> [Task]: Restate each of the lines below word for word and drop every picture.

> [Data segment]:

[START]

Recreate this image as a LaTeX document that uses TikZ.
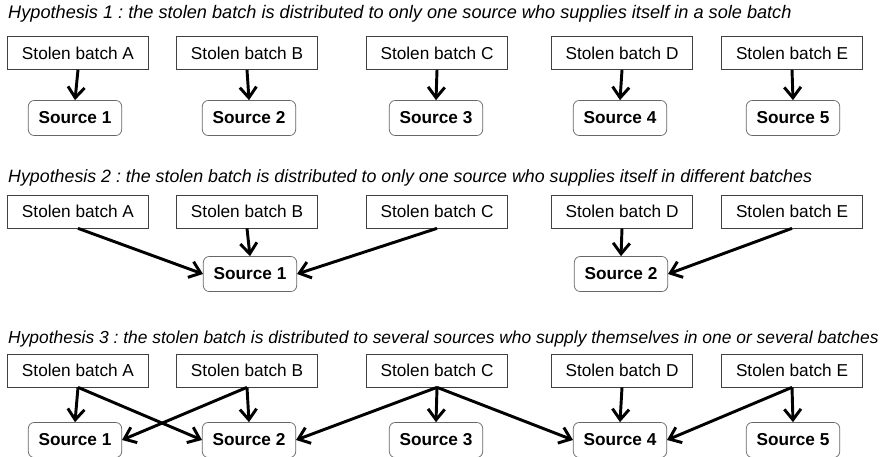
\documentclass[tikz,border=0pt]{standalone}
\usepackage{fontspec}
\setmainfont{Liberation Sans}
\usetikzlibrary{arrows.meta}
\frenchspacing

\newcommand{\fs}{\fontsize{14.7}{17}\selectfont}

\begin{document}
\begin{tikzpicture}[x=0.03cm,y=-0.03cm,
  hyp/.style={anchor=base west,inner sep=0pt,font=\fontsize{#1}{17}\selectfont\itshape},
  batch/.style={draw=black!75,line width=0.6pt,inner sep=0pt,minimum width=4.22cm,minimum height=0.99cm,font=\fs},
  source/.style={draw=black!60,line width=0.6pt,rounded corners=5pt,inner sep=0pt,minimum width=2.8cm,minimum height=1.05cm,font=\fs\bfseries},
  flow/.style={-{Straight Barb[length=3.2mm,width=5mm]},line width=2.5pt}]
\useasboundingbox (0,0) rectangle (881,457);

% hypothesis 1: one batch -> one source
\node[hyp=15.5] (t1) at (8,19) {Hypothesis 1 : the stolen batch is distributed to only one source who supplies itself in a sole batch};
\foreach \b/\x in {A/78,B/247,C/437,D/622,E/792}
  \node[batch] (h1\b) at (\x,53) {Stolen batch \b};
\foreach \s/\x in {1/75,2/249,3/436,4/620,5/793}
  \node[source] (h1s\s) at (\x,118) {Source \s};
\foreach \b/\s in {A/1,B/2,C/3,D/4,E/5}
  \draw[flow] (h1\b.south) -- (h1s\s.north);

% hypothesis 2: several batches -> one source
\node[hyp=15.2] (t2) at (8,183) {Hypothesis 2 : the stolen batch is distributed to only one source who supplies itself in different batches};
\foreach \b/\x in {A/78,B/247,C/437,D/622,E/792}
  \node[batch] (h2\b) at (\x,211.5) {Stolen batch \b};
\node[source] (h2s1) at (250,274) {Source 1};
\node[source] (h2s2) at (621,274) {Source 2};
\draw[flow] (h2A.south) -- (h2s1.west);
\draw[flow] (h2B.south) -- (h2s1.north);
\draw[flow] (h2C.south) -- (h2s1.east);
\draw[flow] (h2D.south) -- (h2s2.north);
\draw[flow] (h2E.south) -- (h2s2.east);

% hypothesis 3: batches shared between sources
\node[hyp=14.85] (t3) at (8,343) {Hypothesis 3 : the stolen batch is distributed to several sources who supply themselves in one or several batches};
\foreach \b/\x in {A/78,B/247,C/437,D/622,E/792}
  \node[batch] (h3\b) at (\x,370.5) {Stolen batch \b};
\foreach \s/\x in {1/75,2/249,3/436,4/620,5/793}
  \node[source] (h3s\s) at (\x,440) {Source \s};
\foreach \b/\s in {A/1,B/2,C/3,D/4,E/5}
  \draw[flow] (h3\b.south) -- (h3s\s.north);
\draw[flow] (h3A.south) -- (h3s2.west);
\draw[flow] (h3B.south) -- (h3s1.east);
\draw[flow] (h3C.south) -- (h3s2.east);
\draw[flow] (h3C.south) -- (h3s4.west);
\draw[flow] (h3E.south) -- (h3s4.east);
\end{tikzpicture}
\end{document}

[END]

> [Task answer]:
Recreate this image as a LaTeX document that uses TikZ.
\documentclass[tikz,border=0pt]{standalone}
\usepackage{fontspec}
\setmainfont{Liberation Sans}
\usetikzlibrary{arrows.meta}
\frenchspacing

\newcommand{\fs}{\fontsize{14.7}{17}\selectfont}

\begin{document}
\begin{tikzpicture}[x=0.03cm,y=-0.03cm,
  hyp/.style={anchor=base west,inner sep=0pt,font=\fontsize{#1}{17}\selectfont\itshape},
  batch/.style={draw=black!75,line width=0.6pt,inner sep=0pt,minimum width=4.22cm,minimum height=0.99cm,font=\fs},
  source/.style={draw=black!60,line width=0.6pt,rounded corners=5pt,inner sep=0pt,minimum width=2.8cm,minimum height=1.05cm,font=\fs\bfseries},
  flow/.style={-{Straight Barb[length=3.2mm,width=5mm]},line width=2.5pt}]
\useasboundingbox (0,0) rectangle (881,457);

% hypothesis 1: one batch -> one source
\node[hyp=15.5] (t1) at (8,19) {Hypothesis 1 : the stolen batch is distributed to only one source who supplies itself in a sole batch};
\foreach \b/\x in {A/78,B/247,C/437,D/622,E/792}
  \node[batch] (h1\b) at (\x,53) {Stolen batch \b};
\foreach \s/\x in {1/75,2/249,3/436,4/620,5/793}
  \node[source] (h1s\s) at (\x,118) {Source \s};
\foreach \b/\s in {A/1,B/2,C/3,D/4,E/5}
  \draw[flow] (h1\b.south) -- (h1s\s.north);

% hypothesis 2: several batches -> one source
\node[hyp=15.2] (t2) at (8,183) {Hypothesis 2 : the stolen batch is distributed to only one source who supplies itself in different batches};
\foreach \b/\x in {A/78,B/247,C/437,D/622,E/792}
  \node[batch] (h2\b) at (\x,211.5) {Stolen batch \b};
\node[source] (h2s1) at (250,274) {Source 1};
\node[source] (h2s2) at (621,274) {Source 2};
\draw[flow] (h2A.south) -- (h2s1.west);
\draw[flow] (h2B.south) -- (h2s1.north);
\draw[flow] (h2C.south) -- (h2s1.east);
\draw[flow] (h2D.south) -- (h2s2.north);
\draw[flow] (h2E.south) -- (h2s2.east);

% hypothesis 3: batches shared between sources
\node[hyp=14.85] (t3) at (8,343) {Hypothesis 3 : the stolen batch is distributed to several sources who supply themselves in one or several batches};
\foreach \b/\x in {A/78,B/247,C/437,D/622,E/792}
  \node[batch] (h3\b) at (\x,370.5) {Stolen batch \b};
\foreach \s/\x in {1/75,2/249,3/436,4/620,5/793}
  \node[source] (h3s\s) at (\x,440) {Source \s};
\foreach \b/\s in {A/1,B/2,C/3,D/4,E/5}
  \draw[flow] (h3\b.south) -- (h3s\s.north);
\draw[flow] (h3A.south) -- (h3s2.west);
\draw[flow] (h3B.south) -- (h3s1.east);
\draw[flow] (h3C.south) -- (h3s2.east);
\draw[flow] (h3C.south) -- (h3s4.west);
\draw[flow] (h3E.south) -- (h3s4.east);
\end{tikzpicture}
\end{document}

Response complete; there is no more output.